Low on sacks, takeaways, Redskins looking for ‘splash’ plays
ASHBURN, Va. (AP) It’s a common lament heard around the Washington Redskins these days: The team is simply not coming up with many big plays.
The forced turnover or drive-ending sack by the defense. The long touchdown pass by the offense.
In sum, the momentum-swingers that can mask a club’s deficiencies and make a real difference in the outcome of an NFL game.
”You’ve got to have guys make `splash’ plays,” Redskins linebacker Ryan Kerrigan said. ”Those kinds of plays can change the course of a game.”
During its 1-2 start to the season heading into Sunday’s game against the visiting Philadelphia Eagles, who also are 1-2, Washington has not been able to get those sorts of significant moments very often.
Kirk Cousins has yet to complete a pass of 40 yards or more. He has only three TD passes.
The one kickoff return for a score was meaningless, coming late in a game in which Washington already was way behind.
The defense has produced four sacks and managed to collect a grand total of one turnover in three games.
Add that to the six turnovers the offense has committed – four interceptions by Cousins, along with two fumbles by rookie running back Matt Jones – and the overall margin of minus-5 is second-worst in the league.
”Takeaways … change the game.
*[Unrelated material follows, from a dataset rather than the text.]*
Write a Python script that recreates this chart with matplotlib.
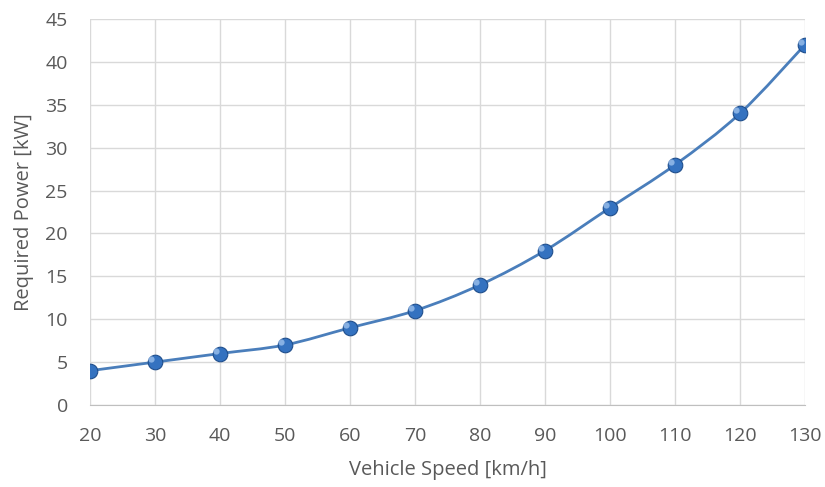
import matplotlib.pyplot as plt
from matplotlib.path import Path
from matplotlib.patches import PathPatch
import numpy as np

plt.rcParams['font.family'] = ['Open Sans', 'DejaVu Sans']

# vehicle speed [km/h] and required power [kW]
speed = [20, 30, 40, 50, 60, 70, 80, 90, 100, 110, 120, 130]
power = [4, 5, 6, 7, 9, 11, 14, 18, 23, 28, 34, 42]


def smooth_path(x, y, t=1.0 / 6.0):
    # Excel-style smoothed line: cubic bezier segments through each point
    x = np.asarray(x, float)
    y = np.asarray(y, float)
    n = len(x)
    verts = [(x[0], y[0])]
    codes = [Path.MOVETO]
    for i in range(n - 1):
        i0 = max(i - 1, 0)
        i3 = min(i + 2, n - 1)
        c1 = (x[i] + (x[i + 1] - x[i0]) * t, y[i] + (y[i + 1] - y[i0]) * t)
        c2 = (x[i + 1] - (x[i3] - x[i]) * t, y[i + 1] - (y[i3] - y[i]) * t)
        verts += [c1, c2, (x[i + 1], y[i + 1])]
        codes += [Path.CURVE4] * 3
    return Path(verts, codes)


fig = plt.figure(figsize=(8.25, 4.87), dpi=100)
ax = fig.add_axes([90 / 825, 1 - 405 / 487, 715 / 825, 386 / 487])

ax.add_patch(PathPatch(smooth_path(speed, power), facecolor="none",
                       edgecolor="#4a7ebb", lw=2.0, zorder=3))
ax.plot(speed, power, linestyle="none", marker="o", markersize=10.5,
        markerfacecolor="#3472c0", markeredgecolor="#1f4e8c",
        markeredgewidth=0.8, zorder=4)
ax.plot(np.array(speed) - 0.6, np.array(power) + 0.35, linestyle="none",
        marker="o", markersize=4.5, markerfacecolor="#9cc0ec",
        markeredgecolor="none", alpha=0.8, zorder=5)

ax.set_xlim(20, 130)
ax.set_ylim(0, 45)
ax.set_xticks(speed)
ax.set_yticks(range(0, 46, 5))
ax.grid(True, color="#d9d9d9", lw=1.0)
ax.set_axisbelow(True)
for s in ["top", "right", "left"]:
    ax.spines[s].set_visible(False)
ax.spines["bottom"].set_color("#bfbfbf")
ax.tick_params(length=0, labelsize=14, colors="#595959")
ax.tick_params(axis="x", pad=16)
ax.tick_params(axis="y", pad=16)
ax.set_xlabel("Vehicle Speed [km/h]", fontsize=14.5, color="#595959", labelpad=11)
ax.set_ylabel("Required Power [kW]", fontsize=14.5, color="#595959", labelpad=8)

fig.savefig("out.png", dpi=100)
Turnover margin is huge in the National Football League. It’s something that is stressed and talked about,” first-year Redskins defensive coordinator Joe Barry said. ”We’re going to keep doing it, and they’ll come.”
In Washington’s most recent game, a 32-21 loss to the New York Giants, of all the mistakes his players made, coach Jay Gruden found the lack of what Kerrigan called ”splash” plays the most worrisome.
”What bothered me the most is we did nothing to recover,” Gruden said.
”The best way to recover from poor penalties or turnovers is to make some things happen on your side of the ball. We just never did that. That’s the most frustrating. We’ve got to do a good job of being resilient as far as (understanding that) bad things are going to happen. … (Opponents) are going to make their plays, and when they do, we’ve got to make sure we bounce back and make our share, our lion’s share, of plays,” he added. ”We just didn’t make enough. We didn’t make hardly any that changed the course of the football game, unfortunately.”
So far, Barry has not been big on sending a lot of extra rushers and using blitzes to try to create extra pressure, one way NFL teams will try to increase their chances of getting sacks or producing turnovers.
”When you go zero-coverage and you blitz seven people, of course your odds of taking the ball away probably go up. That’s a reward. But there’s a bunch of risks that go with that, also,” Barry said.
”That’s where I’m a firm believer that there’s no, `OK, on my call sheet, we need a takeaway, so I’m going to call this.’ We’ve got to have the mindset, no matter what the heck we call, we’re always ball-aware. Our job is to take that dang ball away and get it back for our offense. We have got to do a better job of that right now.”
Notes: Former Eagles WR DeSean Jackson (left hamstring) sat out practice again Thursday, and while Gruden said he’s ”not officially out yet,” the Redskins’ top deep threat is not expected to play Sunday. ”You like to have your receivers and quarterbacks get some work during the week,” Gruden said. ”He is a special football player, and if he says he can go, there’s a chance he could go. We’ll see.” … With CB DeAngelo Hall (toe) out for at least three weeks, the Redskins’ other starting CB, Chris Culliver, missed practice Thursday with swelling in his knee. ”Anytime a guy doesn’t practice on Thursday, there is a level of concern there,” Gruden said. … Also sitting out Thursday was LB Perry Riley Jr. (left calf), who missed last week’s game.